Il sera maintenant aisé de répondre à cette question : qu’entend-on par un cheval pur sang, thorough bred ? C’est un cheval dont on peut suivre la généalogie à travers plusieurs générations, et dont les ancêtres ont gagné leurs quartiers de noblesse sur le turf ou ont établi leur réputation dans les haras comme fondateurs d’une race de chevaux supérieurs. Ainsi que l’aristocratie anglaise, le cheval de course est d’origine étrangère. Il descend de sang arabe, barbe ou turc ; mais les soins, l’éducation, le croisement avec la race des chevaux anglais ou écossais et aussi le climat de la Grande-Bretagne ont beaucoup augmenté sa valeur primitive[1]. Il est devenu beaucoup plus grand que ses devanciers, plus long, plus léger, sans rien perdre pour cela de sa puissance musculaire. Toutes les fois qu’un cheval de course anglais a concouru avec les meilleurs chevaux arabes, il a invariablement remporté la victoire.
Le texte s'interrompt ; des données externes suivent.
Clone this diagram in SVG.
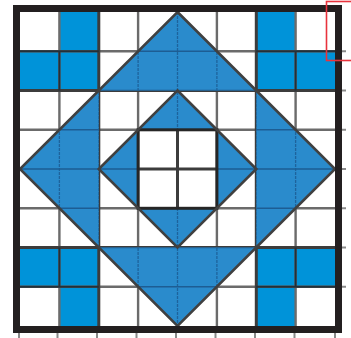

La pureté du sang étant la première qualité d’un race horse, on devine bien que les Anglais ont apporté une grande attention à la manière de peupler les haras. La plupart des grands seigneurs font reproduire la race des thorough bred dans leurs domaines. Il y a pourtant des établissemens spéciaux connus sous le nom de breeding establishments et dont la spéculation consiste à croiser les meilleurs chevaux de course. Ce n’est point à Newmarket qu’il faut chercher ces établissemens. Il en existe un que j’ai visité à Middle-Park, près d’Eltham. Des prairies ombragées ça et là de quelques grands arbres s’étendent sur une surface de 500 acres. Il y a quatre étalons pour cinquante jumens. Les étalons sont gardés chacun dans une écurie à part, tandis que les cavales errent en liberté dans des paddocks, enclos de verdure divisés par des haies ou des barrières, et sur lesquels s’élève une maison de bois pour la nuit. Ces jumens déliées se portent quelquefois entre elles des défis et se livrent sur le gazon de la vallée à des courses volontaires qui rappellent les beaux jours de leur émulation sur le turf. L’intérêt du chef de cet

  1. On a observé que des chevaux anglais transportés dans d’autres pays dégénéraient au bout de quelque temps. Voilà le fait : faut-il maintenant l’attribuer uniquement au climat ? La vérité est, je crois, que le cheval de course, étant un produit artificiel, a besoin pour se soutenir à la même hauteur de la main du peuple qui l’a créé.